Sexual Health

Live in

Ah, the joy of moving in! You both are head over heels in love and can’t wait to be close to each other. You have dreamt of this – waking up together, watching Netflix together, hogging ice-creams every weekend, and enjoying the physical intimacy. Moving in is a big step for a couple to take, and that’s why there are a few things you and your partner should keep in mind.

Communicate clearly: You already know that communication is the key to a healthy, beautiful relationship. And you might think this won’t change when you move in. However, moving in is a new phase and brings with it the challenge of communicating better. Firstly, make sure both of you are in sync in terms of what you expect out of this. Is it a test run? Is it a final step before marriage? Or is it merely to be closer for physical intimacy? Do not assume. Talk to your partner and state your expectations clearly. Since you’ll be living with someone together in the same house, know each other’s habits, divide the daily chores, decide how you’ll split the expenses, and so on.

Build your home together: Imagine moving in with your partner and then realizing that you both own a TV, a fridge, a washing machine, and a kitchen set. Well, you’ll end up having two of each! And it’ll make the house cluttered. You’re both going to share the house, so it’s better that you sit and discuss how you want to set it up. From the color of the walls to having your own space, list out everything that you’re going to do and then do it together.

Discuss instead of arguing: Get it clear, you’re going to have a lot of fights! No, don’t be scared! Instead, be patient. Learn to adjust to the new phase and your partner. Have constructive discussions that’ll help you both strengthen your bond and not ruin it. Do not speak or do anything in a fit of rage. Instead, take time out and discuss it calmly. Try to figure out what caused the fights and how it can be avoided in future. After all, you’re going to live with each other, and living with tension in the house is not what any of you signed up for.

Keep the romance alive: Yes, keep the flame burning. While moving in and setting up the house, you may forget why you moved in. Write love notes, go out on dates, cook their favorite dish, and have some physical intimacy. Now, coming to physical intimacy, make sure you do talk about it.
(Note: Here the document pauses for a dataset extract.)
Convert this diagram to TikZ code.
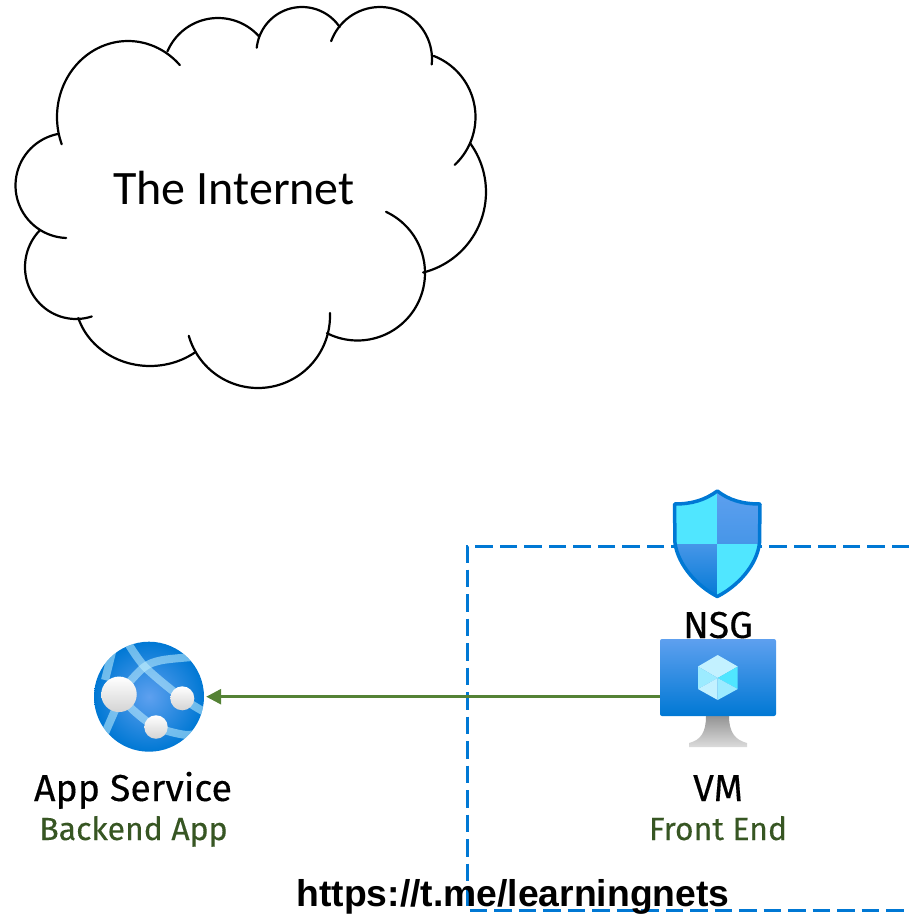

Even though you are together and have enjoyed sex before with each other, do not assume that your partner is down with it whenever you have the desire. Remember, consent is essential. Talk about it every off and on, and you’ll come to know your partner even better! And yeah, do not forget to use a condom every time you’re in the act. Condoms protect you from those nasty STIs and STDs. There are many varieties of condoms available, and you can buy them from a medical shop without a prescription.

Have your personal space: While moving in is a blessing and brings both of you closer, do not lose your own identity. Talk to your family, meet with your friends, pursue your hobbies, and grow yourself as an individual. Encourage your partner to do as well. Both of you fell in love with each other’s personality. So, please don’t lose it.

Moving in with your partner is a beautiful experience. It helps you to know them better, build a rapport, balance responsibilities, and spice up your love life. So, when you and your partner have discussed and decided to move in, go ahead.